- TASK INSTRUCTIONS: Return all lines that include the string "standalone".

- PROVIDED INFORMATION:

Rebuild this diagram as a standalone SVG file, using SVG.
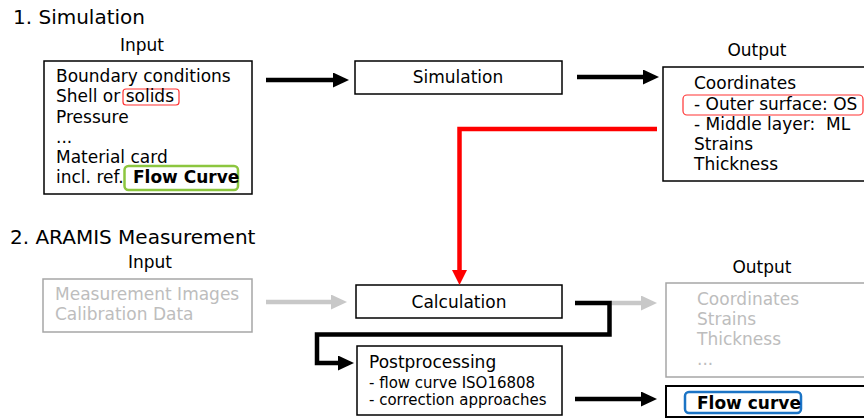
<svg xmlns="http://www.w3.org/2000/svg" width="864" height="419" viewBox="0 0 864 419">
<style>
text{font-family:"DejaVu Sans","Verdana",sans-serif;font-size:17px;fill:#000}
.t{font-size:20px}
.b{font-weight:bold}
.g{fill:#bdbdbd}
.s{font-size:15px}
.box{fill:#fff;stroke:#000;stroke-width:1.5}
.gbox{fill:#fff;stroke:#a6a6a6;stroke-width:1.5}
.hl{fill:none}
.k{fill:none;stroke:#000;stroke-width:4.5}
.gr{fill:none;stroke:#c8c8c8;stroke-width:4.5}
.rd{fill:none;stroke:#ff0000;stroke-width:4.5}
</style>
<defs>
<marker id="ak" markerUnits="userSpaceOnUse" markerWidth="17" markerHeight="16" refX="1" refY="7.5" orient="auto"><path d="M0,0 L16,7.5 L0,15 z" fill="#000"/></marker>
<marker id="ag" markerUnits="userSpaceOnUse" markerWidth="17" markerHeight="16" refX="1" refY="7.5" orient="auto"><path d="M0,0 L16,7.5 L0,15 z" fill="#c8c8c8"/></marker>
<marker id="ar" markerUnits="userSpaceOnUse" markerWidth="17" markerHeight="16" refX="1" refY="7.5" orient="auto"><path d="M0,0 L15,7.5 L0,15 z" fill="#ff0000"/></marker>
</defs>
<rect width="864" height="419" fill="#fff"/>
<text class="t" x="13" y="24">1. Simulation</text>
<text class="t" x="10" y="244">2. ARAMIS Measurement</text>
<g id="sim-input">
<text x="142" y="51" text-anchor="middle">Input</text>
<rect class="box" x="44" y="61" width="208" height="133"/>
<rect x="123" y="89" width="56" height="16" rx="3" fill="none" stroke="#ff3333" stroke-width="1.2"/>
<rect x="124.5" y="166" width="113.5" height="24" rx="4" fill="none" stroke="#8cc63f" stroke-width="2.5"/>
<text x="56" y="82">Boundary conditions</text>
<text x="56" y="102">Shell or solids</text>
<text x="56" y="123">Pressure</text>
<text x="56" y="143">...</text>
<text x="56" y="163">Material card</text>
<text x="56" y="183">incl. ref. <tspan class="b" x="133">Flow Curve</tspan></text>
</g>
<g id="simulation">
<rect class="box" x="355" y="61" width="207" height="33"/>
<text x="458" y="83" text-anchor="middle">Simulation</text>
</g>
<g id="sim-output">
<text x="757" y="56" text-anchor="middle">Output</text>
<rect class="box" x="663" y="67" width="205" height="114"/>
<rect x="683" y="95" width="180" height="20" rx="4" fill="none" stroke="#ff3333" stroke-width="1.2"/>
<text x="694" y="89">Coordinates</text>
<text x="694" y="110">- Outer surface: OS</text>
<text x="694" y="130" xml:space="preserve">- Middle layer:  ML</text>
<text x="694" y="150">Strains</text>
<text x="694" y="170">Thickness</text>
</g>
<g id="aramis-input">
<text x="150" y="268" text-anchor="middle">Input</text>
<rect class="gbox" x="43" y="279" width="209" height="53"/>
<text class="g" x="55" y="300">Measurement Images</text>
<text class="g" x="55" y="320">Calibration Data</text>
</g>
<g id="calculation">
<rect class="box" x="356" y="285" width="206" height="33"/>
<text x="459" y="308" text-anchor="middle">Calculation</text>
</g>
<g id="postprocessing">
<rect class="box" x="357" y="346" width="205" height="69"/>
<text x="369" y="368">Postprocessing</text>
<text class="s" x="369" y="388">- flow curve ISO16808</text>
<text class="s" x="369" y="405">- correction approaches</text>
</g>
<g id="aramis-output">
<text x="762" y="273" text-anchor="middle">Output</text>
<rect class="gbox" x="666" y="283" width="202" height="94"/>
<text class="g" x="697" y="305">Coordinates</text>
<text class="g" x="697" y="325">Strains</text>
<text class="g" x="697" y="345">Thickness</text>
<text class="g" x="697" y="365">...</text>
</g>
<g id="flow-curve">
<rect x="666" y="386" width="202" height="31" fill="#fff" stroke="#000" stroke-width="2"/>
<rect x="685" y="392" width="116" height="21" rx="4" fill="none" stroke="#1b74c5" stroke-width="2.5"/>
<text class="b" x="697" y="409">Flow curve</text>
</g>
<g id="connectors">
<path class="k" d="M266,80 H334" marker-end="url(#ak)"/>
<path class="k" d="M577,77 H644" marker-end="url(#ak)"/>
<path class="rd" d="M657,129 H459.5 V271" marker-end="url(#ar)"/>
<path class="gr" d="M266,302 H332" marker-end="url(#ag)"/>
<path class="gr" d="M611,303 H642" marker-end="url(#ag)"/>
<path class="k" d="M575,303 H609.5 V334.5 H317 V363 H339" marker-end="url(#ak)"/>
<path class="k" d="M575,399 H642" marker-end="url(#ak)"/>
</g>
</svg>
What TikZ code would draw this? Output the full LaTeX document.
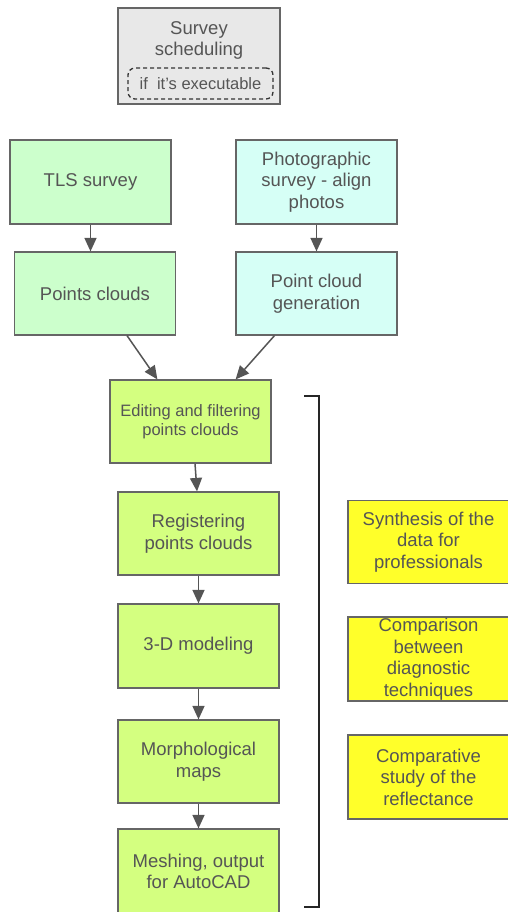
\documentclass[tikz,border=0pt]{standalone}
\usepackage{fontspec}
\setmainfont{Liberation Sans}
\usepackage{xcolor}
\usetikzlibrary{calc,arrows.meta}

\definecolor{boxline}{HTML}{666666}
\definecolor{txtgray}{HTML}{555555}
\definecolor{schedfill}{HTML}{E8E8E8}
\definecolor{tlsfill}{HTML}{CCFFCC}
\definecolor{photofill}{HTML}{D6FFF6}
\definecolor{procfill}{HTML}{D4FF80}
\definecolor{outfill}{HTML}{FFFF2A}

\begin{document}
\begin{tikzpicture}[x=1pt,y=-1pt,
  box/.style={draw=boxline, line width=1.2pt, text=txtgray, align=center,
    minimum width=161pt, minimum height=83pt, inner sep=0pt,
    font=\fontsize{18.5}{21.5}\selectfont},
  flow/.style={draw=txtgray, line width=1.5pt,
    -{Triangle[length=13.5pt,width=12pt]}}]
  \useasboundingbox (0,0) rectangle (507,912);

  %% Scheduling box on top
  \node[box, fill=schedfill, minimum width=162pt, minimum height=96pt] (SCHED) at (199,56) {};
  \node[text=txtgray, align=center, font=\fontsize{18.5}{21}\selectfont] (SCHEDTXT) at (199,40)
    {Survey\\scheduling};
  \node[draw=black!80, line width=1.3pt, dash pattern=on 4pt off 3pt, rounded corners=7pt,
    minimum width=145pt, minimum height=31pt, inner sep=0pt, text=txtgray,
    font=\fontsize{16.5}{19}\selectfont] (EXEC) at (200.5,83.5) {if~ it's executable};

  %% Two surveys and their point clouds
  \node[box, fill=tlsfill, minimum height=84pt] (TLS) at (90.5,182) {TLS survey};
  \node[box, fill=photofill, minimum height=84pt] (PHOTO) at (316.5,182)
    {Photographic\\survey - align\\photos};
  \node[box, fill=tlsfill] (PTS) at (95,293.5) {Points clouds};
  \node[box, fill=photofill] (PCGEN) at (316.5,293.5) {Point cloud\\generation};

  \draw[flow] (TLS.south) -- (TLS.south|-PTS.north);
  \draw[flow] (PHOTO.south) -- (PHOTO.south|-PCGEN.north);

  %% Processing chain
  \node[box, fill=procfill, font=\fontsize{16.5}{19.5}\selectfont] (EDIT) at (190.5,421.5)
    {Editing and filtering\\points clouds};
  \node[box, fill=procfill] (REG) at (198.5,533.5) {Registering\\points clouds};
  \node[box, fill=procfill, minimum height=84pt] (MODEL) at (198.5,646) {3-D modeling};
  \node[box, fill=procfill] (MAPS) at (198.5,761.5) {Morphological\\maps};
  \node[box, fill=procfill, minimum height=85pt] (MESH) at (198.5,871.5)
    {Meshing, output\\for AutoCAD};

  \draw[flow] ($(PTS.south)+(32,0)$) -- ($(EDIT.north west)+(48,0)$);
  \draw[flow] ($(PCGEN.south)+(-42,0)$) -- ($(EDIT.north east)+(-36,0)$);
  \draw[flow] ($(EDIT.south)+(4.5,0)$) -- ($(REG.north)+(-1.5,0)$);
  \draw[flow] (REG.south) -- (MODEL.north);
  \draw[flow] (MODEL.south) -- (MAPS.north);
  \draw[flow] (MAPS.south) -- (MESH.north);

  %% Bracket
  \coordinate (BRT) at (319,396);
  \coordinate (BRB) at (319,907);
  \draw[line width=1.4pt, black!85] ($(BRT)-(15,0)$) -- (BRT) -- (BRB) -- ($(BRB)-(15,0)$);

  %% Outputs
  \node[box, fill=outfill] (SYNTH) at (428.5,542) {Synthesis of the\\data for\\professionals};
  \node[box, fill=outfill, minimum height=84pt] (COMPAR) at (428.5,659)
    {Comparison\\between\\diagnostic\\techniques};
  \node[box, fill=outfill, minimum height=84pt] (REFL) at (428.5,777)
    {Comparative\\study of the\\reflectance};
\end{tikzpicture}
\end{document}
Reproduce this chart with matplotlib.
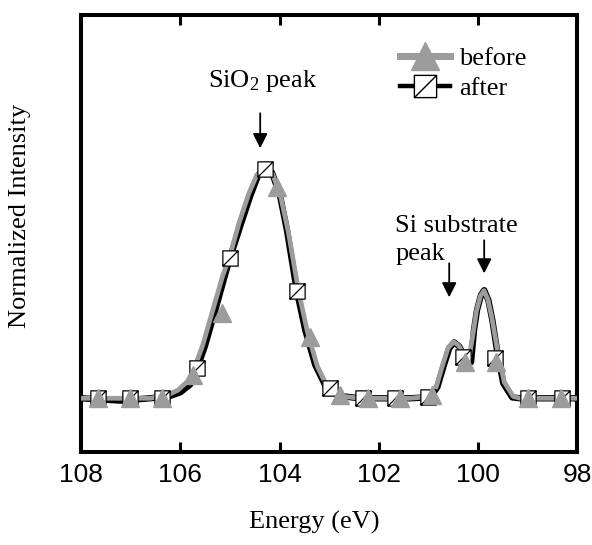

- OUTPUT:
Rebuild this diagram as a standalone SVG file, using SVG.
\documentclass[tikz,border=0pt]{standalone}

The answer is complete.